None of us, in our Church in Algeria, can imagine how they could have gone, leaving the place of their spiritual solidarity to save their lives, even though each one of us had so hoped before their abduction, and still more after it, that the disarmed sincerity of their offering of life would disarm the very ones who had abducted them, as Christian himself the meeting of the Ribât on the eve of the abduction : "If one offers oneself unarmed and sees that the other is capable of allowing himself to be disarmed, this will make violence improbable". (Rîbat no. 24). And in fidelity to Christian and to the Gospel, despite the violence of which they were victims, we still believe in the efficacy of this disarmed fraternity, an evangelical efficacy belonging to the Paschal Mystery.

Forty days after their sacrifice, came that of Mgr. CLAVERIE, bishop of Oran, who had written in the same vein : "We have formed with the Algerians relations which nothing, even death, can destroy. In this we are disciples of Jesus Christ, and that is everything".(2)
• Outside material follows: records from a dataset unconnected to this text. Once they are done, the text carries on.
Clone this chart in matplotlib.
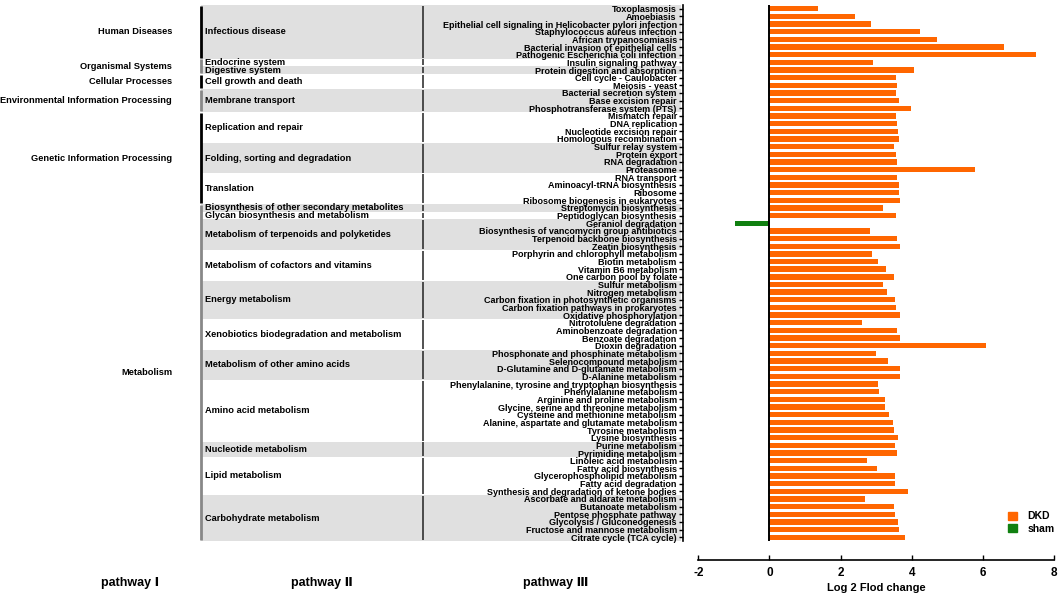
import matplotlib
matplotlib.use("Agg")
import matplotlib.pyplot as plt
from matplotlib.patches import Patch

plt.rcParams['font.family'] = ['Liberation Sans', 'DejaVu Sans']
plt.rcParams['font.weight'] = 'bold'

# pathway level I / II groups (name, number of rows)
level1 = [("Human Diseases", 7), ("Organismal Systems", 2), ("Cellular Processes", 2),
          ("Environmental Information Processing", 3), ("Genetic Information Processing", 12),
          ("Metabolism", 44)]
level2 = [("Infectious disease", 7), ("Endocrine system", 1), ("Digestive system", 1),
          ("Cell growth and death", 2), ("Membrane transport", 3), ("Replication and repair", 4),
          ("Folding, sorting and degradation", 4), ("Translation", 4),
          ("Biosynthesis of other secondary metabolites", 1), ("Glycan biosynthesis and metabolism", 1),
          ("Metabolism of terpenoids and polyketides", 4), ("Metabolism of cofactors and vitamins", 4),
          ("Energy metabolism", 5), ("Xenobiotics biodegradation and metabolism", 4),
          ("Metabolism of other amino acids", 4), ("Amino acid metabolism", 8),
          ("Nucleotide metabolism", 2), ("Lipid metabolism", 5), ("Carbohydrate metabolism", 6)]

pathways = [
    "Toxoplasmosis", "Amoebiasis", "Epithelial cell signaling in Helicobacter pylori infection",
    "Staphylococcus aureus infection", "African trypanosomiasis", "Bacterial invasion of epithelial cells",
    "Pathogenic Escherichia coli infection", "Insulin signaling pathway", "Protein digestion and absorption",
    "Cell cycle - Caulobacter", "Meiosis - yeast", "Bacterial secretion system", "Base excision repair",
    "Phosphotransferase system (PTS)", "Mismatch repair", "DNA replication", "Nucleotide excision repair",
    "Homologous recombination", "Sulfur relay system", "Protein export", "RNA degradation", "Proteasome",
    "RNA transport", "Aminoacyl-tRNA biosynthesis", "Ribosome", "Ribosome biogenesis in eukaryotes",
    "Streptomycin biosynthesis", "Peptidoglycan biosynthesis", "Geraniol degradation",
    "Biosynthesis of vancomycin group antibiotics", "Terpenoid backbone biosynthesis", "Zeatin biosynthesis",
    "Porphyrin and chlorophyll metabolism", "Biotin metabolism", "Vitamin B6 metabolism",
    "One carbon pool by folate", "Sulfur metabolism", "Nitrogen metabolism",
    "Carbon fixation in photosynthetic organisms", "Carbon fixation pathways in prokaryotes",
    "Oxidative phosphorylation", "Nitrotoluene degradation", "Aminobenzoate degradation",
    "Benzoate degradation", "Dioxin degradation", "Phosphonate and phosphinate metabolism",
    "Selenocompound metabolism", "D-Glutamine and D-glutamate metabolism", "D-Alanine metabolism",
    "Phenylalanine, tyrosine and tryptophan biosynthesis", "Phenylalanine metabolism",
    "Arginine and proline metabolism", "Glycine, serine and threonine metabolism",
    "Cysteine and methionine metabolism", "Alanine, aspartate and glutamate metabolism",
    "Tyrosine metabolism", "Lysine biosynthesis", "Purine metabolism", "Pyrimidine metabolism",
    "Linoleic acid metabolism", "Fatty acid biosynthesis", "Glycerophospholipid metabolism",
    "Fatty acid degradation", "Synthesis and degradation of ketone bodies",
    "Ascorbate and aldarate metabolism", "Butanoate metabolism", "Pentose phosphate pathway",
    "Glycolysis / Gluconeogenesis", "Fructose and mannose metabolism", "Citrate cycle (TCA cycle)"]

log2fc = [1.36, 2.4, 2.85, 4.23, 4.72, 6.6, 7.48, 2.91, 4.07,
          3.55, 3.59, 3.55, 3.63, 3.98, 3.57, 3.59, 3.61, 3.64,
          3.49, 3.55, 3.59, 5.78, 3.6, 3.63, 3.65, 3.67,
          3.19, 3.55, -0.97, 2.82, 3.6, 3.66,
          2.88, 3.05, 3.29, 3.5, 3.18, 3.31, 3.52, 3.57, 3.66,
          2.59, 3.6, 3.68, 6.08, 2.99, 3.33, 3.66, 3.68,
          3.05, 3.07, 3.24, 3.25, 3.35, 3.48, 3.51, 3.61,
          3.53, 3.59, 2.75, 3.01, 3.53, 3.53, 3.89,
          2.69, 3.51, 3.53, 3.61, 3.64, 3.82]

xticks = [-2, 0, 2, 4, 6, 8]

DKD_COLOR = '#ff6600'
SHAM_COLOR = '#108010'

W, H = 1059, 600
fig = plt.figure(figsize=(W / 100, H / 100), dpi=100)

top_px, bot_px = 4.9, 541.1
ax_bottom = 1 - bot_px / H
ax_height = (bot_px - top_px) / H
x0_px, x1_px = 698.3, 1054.0

n = len(pathways)
ypos = list(range(n))

# left annotation panel (pathway I / II), x in pixel units
axl = fig.add_axes([0, ax_bottom, 683 / W, ax_height])
axl.set_xlim(0, 683)
axl.set_ylim(n - 0.5, -0.5)
axl.axis('off')
axl.set_zorder(1)

start = 0
for k, (name, cnt) in enumerate(level2):
    lo, hi = start - 0.5, start + cnt - 0.5
    if k % 2 == 0:
        axl.fill_between([201, 681], lo, hi, color='#e0e0e0', lw=0)
    axl.plot([423, 423], [lo + 0.12, hi - 0.12], color='#222222', lw=1.1, solid_capstyle='butt')
    axl.text(205, (lo + hi) / 2, name, fontsize=6.7, ha='left', va='center')
    start += cnt

start = 0
for k, (name, cnt) in enumerate(level1):
    lo, hi = start - 0.5, start + cnt - 0.5
    lc = 'black' if k % 2 == 0 else '#888888'
    axl.plot([201, 201], [lo + 0.12, hi - 0.12], color=lc, lw=2, solid_capstyle='butt')
    axl.text(172, (lo + hi) / 2, name, fontsize=6.7, ha='right', va='center')
    start += cnt

# bar chart
ax = fig.add_axes([x0_px / W, ax_bottom, (x1_px - x0_px) / W, ax_height])
ax.set_zorder(2)
ax.patch.set_alpha(0)
colors = [DKD_COLOR if v >= 0 else SHAM_COLOR for v in log2fc]
ax.barh(ypos, log2fc, height=0.7, color=colors, edgecolor='none')
ax.axvline(0, color='black', lw=1.4)
ax.set_xlim(-2, 8)
ax.set_ylim(n - 0.5, -0.5)
ax.set_xticks(xticks)
ax.set_xticklabels([str(t) for t in xticks])
ax.set_yticks(ypos)
ax.set_yticklabels(pathways)
ax.spines['top'].set_visible(False)
ax.spines['right'].set_visible(False)
ax.spines['left'].set_position(('outward', 15.3 * 72 / 100))
ax.spines['bottom'].set_position(('outward', 19 * 72 / 100))
ax.spines['left'].set_linewidth(1.2)
ax.spines['bottom'].set_linewidth(1.2)
ax.tick_params(axis='y', direction='out', length=3, width=1, pad=1.5, labelsize=6.5)
ax.tick_params(axis='x', direction='in', length=3.5, width=1, pad=5, labelsize=8.5)
ax.set_xlabel('Log 2 Flod change', fontsize=8, fontweight='bold', labelpad=3)

handles = [Patch(color=DKD_COLOR, label='DKD'), Patch(color=SHAM_COLOR, label='sham')]
ax.legend(handles=handles, frameon=False, fontsize=7.5, loc='center left',
          bbox_to_anchor=(1003 / W, 1 - 522.5 / H), bbox_transform=fig.transFigure,
          handlelength=0.85, handleheight=0.85, handletextpad=1.0, labelspacing=0.2, borderpad=0)

fig.text(130 / W, 1 - 583 / H, 'pathway Ⅰ', fontsize=9, ha='center', va='center')
fig.text(322 / W, 1 - 583 / H, 'pathway Ⅱ', fontsize=9, ha='center', va='center')
fig.text(556 / W, 1 - 583 / H, 'pathway Ⅲ', fontsize=9, ha='center', va='center')

fig.savefig('out.png', dpi=100)
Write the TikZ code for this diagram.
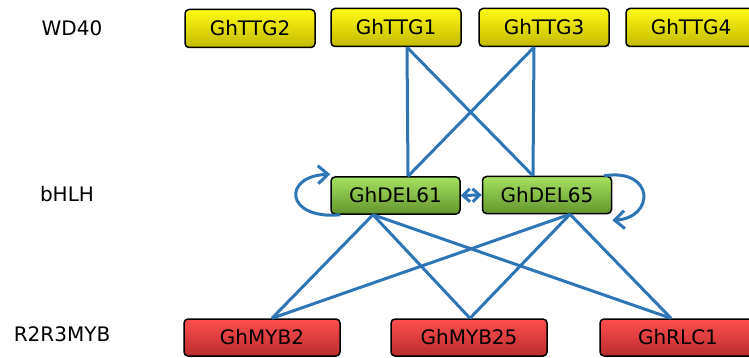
\documentclass[tikz,border=0pt]{standalone}
\usepackage{fontspec}
\setmainfont{DejaVu Sans}
\usetikzlibrary{arrows.meta,calc}

\definecolor{linkblue}{RGB}{46,117,182}
\definecolor{yelTop}{RGB}{255,250,20}
\definecolor{yelBot}{RGB}{195,185,0}
\definecolor{grnTop}{RGB}{165,225,95}
\definecolor{grnBot}{RGB}{100,150,45}
\definecolor{redTop}{RGB}{255,78,78}
\definecolor{redBot}{RGB}{185,45,45}

\tikzset{
  gene/.style={draw=black, line width=1.5pt, rounded corners=4pt,
    minimum height=38pt, inner sep=0pt,
    font=\fontsize{20}{21}\selectfont, text=black},
  wdbox/.style={gene, minimum width=130pt, top color=yelTop, bottom color=yelBot},
  hlhbox/.style={gene, minimum width=129pt, minimum height=37pt, top color=grnTop, bottom color=grnBot},
  mybbox/.style={gene, minimum width=156pt, minimum height=37pt, top color=redTop, bottom color=redBot},
  family/.style={font=\fontsize{20}{21}\selectfont, text=black},
  link/.style={draw=linkblue, line width=3pt},
  barbtip/.tip={Straight Barb[length=10pt,width=18pt]},
  shorttip/.tip={Straight Barb[length=7pt,width=13pt]},
  barb/.style={-barbtip}
}

\begin{document}
\begin{tikzpicture}[x=1pt,y=-1pt]
\useasboundingbox (0,0) rectangle (749,358);

% family labels
\node[family] (lwd)  at (72,28)  {WD40};
\node[family] (lbh)  at (67,194) {bHLH};
\node[family] (lmyb) at (62,334) {R2R3MYB};

% WD40 proteins
\node[wdbox] (ttg2) at (250,28.5) {GhTTG2};
\node[wdbox] (ttg1) at (396,27.5) {GhTTG1};
\node[wdbox] (ttg3) at (544,27.5) {GhTTG3};
\node[wdbox] (ttg4) at (691,27.5) {GhTTG4};

% bHLH proteins
\node[hlhbox] (del61) at (395.5,195.5) {GhDEL61};
\node[hlhbox] (del65) at (547,195) {GhDEL65};

% MYB proteins
\node[mybbox] (myb2)  at (262,337.5) {GhMYB2};
\node[mybbox] (myb25) at (469,337.5) {GhMYB25};
\node[mybbox] (rlc1)  at (678,337.5) {GhRLC1};

% WD40 -- bHLH interactions
\draw[link] ([xshift=11pt]ttg1.south) -- ([xshift=12.5pt]del61.north);
\draw[link] ([xshift=11pt]ttg1.south) -- ([xshift=-14pt]del65.north);
\draw[link] ([xshift=-10pt]ttg3.south) -- ([xshift=12.5pt]del61.north);
\draw[link] ([xshift=-10pt]ttg3.south) -- ([xshift=-14pt]del65.north);

% bHLH -- MYB interactions
\draw[link] ([xshift=-22.5pt]del61.south) -- ([xshift=10pt]myb2.north);
\draw[link] ([xshift=-22.5pt]del61.south) -- ([xshift=1pt]myb25.north);
\draw[link] ([xshift=-22.5pt]del61.south) -- ([xshift=-7pt]rlc1.north);
\draw[link] ([xshift=23pt]del65.south) -- ([xshift=10pt]myb2.north);
\draw[link] ([xshift=23pt]del65.south) -- ([xshift=1pt]myb25.north);
\draw[link] ([xshift=23pt]del65.south) -- ([xshift=-7pt]rlc1.north);

% bHLH dimerisation and self-interaction
\draw[link, shorttip-shorttip] (del61.east) -- (del65.west);
\draw[link, barb] ([xshift=10pt]del61.south west)
  .. controls (285,220) and (282,176) .. ([yshift=2pt]del61.north west);
\draw[link, barb] ([xshift=-8pt]del65.north east)
  .. controls (655,168) and (655,218) .. ([yshift=-6pt]del65.south east);
\end{tikzpicture}
\end{document}
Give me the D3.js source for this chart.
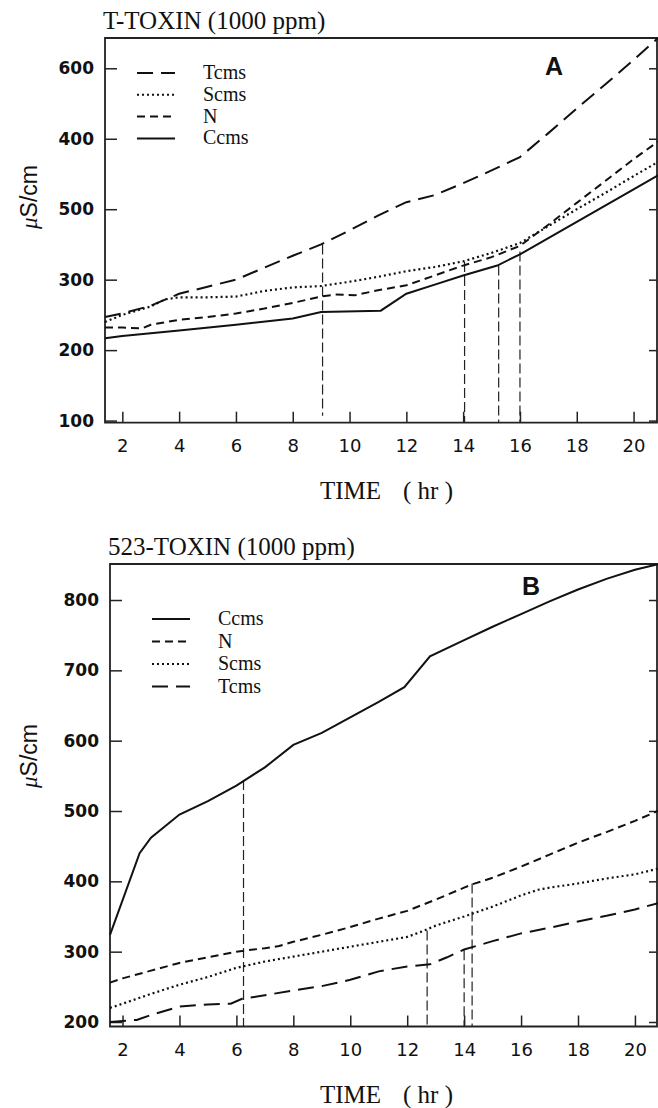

After such a reminder, there remains only one question, which is this : who will receive the vocation to inherit, with the faithful community of Fes, the spiritual and missionary bequest of our brothers of Notre Dame de l'Atlas ? Our Church is waiting for the brothers God will send. She needs them in order to live. The people of Tibhirine are awaiting their return and guarding the monastery, which is, nevertheless, left empty in an isolated region. Many Algerians, who have seen, as we have, in Christian's Testament and the sacrifice of our brothers, a sign from God, are awaiting this sign of trust and hope. Who will give it henceforth ?

Henri TEISSIER

Archbishop of Algiers

1. Bruno CHENU, Sept vies pour Dieu et l'Algérie, textes recueillis et présentés par B. CHENU, Centurion, 1996, p. 23-24.

2. Pierre CLAVERIE, Lettres et Messages d'Algérie, Karthala, 1996, p. 172.